At any rate, a long spell of stay in the market by itself does not guarantee profits just as a dour and determined stay in the wicket does not guarantee runs to a batsman.

Even the claim of advantage of averaging accruing to the investor through SIP has to be taken with a pinch of salt given the fact that each month a mutual fund need not buy the same basket of shares. The benefit of averaging accrues when one buys a scrip for, say, Rs 300 one month, for Rs 350 the next month and Rs 400 the third month.

But if a mutual fund buys scrips other than the ones bought in the initial month, where does the benefit of averaging accrue? At any rate, averaging by itself need not be a great virtue. In the above example, one can claim that his average cost is Rs 350 per share, whereas the ruling price at the end of the third month is Rs 400.

Illusory benefit

But should the prices have moved in the reverse direction, the average cost would still be Rs 350, to be sure, but the ruling price at the end of the third month would be Rs 300 giving rise to a notional loss of Rs 50. The point is averaging has nothing to commend itself except an illusory, accounting benefit.

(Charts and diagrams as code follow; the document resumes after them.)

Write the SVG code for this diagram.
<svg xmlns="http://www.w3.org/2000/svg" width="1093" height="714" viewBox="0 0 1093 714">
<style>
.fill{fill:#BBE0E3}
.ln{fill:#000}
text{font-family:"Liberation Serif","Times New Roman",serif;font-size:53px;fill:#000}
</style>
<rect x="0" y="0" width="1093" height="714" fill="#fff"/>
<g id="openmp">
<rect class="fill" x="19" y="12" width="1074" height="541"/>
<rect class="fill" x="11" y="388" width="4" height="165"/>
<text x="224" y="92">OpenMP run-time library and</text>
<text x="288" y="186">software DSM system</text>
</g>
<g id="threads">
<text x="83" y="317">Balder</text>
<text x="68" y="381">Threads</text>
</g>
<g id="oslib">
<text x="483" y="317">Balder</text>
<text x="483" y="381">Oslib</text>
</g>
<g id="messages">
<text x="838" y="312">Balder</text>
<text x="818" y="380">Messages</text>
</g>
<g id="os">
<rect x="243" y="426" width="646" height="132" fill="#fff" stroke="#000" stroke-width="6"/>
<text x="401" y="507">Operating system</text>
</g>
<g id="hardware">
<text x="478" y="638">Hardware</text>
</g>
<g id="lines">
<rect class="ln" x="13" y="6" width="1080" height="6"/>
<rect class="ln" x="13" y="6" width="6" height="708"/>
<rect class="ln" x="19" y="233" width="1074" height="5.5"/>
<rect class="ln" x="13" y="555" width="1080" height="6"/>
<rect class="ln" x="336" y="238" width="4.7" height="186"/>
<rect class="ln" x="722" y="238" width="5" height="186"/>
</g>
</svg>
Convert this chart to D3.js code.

Imagine a person buying 500 shares of a company at Rs 1,000 each and following it up with another 500 shares at Rs 600 each after a steep decline. He might have brought down his average cost to Rs 800 but then it may prove to be a cold comfort should the price decline further to Rs 500 with no prospect of the down-the-hill journey being halted.

Had he seen the writing on the wall, he should have sold at Rs 600 the 500 shares he had. That would have confined his loss to Rs 2 lakh whereas obsession with averaging has landed him with a loss of Rs 3 lakh assuming the shares had to be sold at the rock bottom price of Rs 500 after indulging in the harebrained game of averaging.

All this is not to debunk SIP. To be sure, SIP does encourage investing in instalments and is useful for those who cannot pitch in huge money in one go. But its time-in-the-market refrain sounds hollow and specious. It is what one does in the time spent in the market that matters.

Churn intelligently

In other words, it is neither the time in the market nor the timing the market that matters. Instead, intelligent churning is what market operation is all about. This applies as much to an individual investor as to a mutual fund. And this need not call for timing skills. Instead it calls for the ability to sense opportunities for better investment-mix.

The one who sits on his investment acquired at face value and bides his time which arrives, say, after ten years, might have successfully timed the market but need not necessarily have maximised his returns, whereas the one who seized the opportunities during the same period with the same initial investment could have earned more.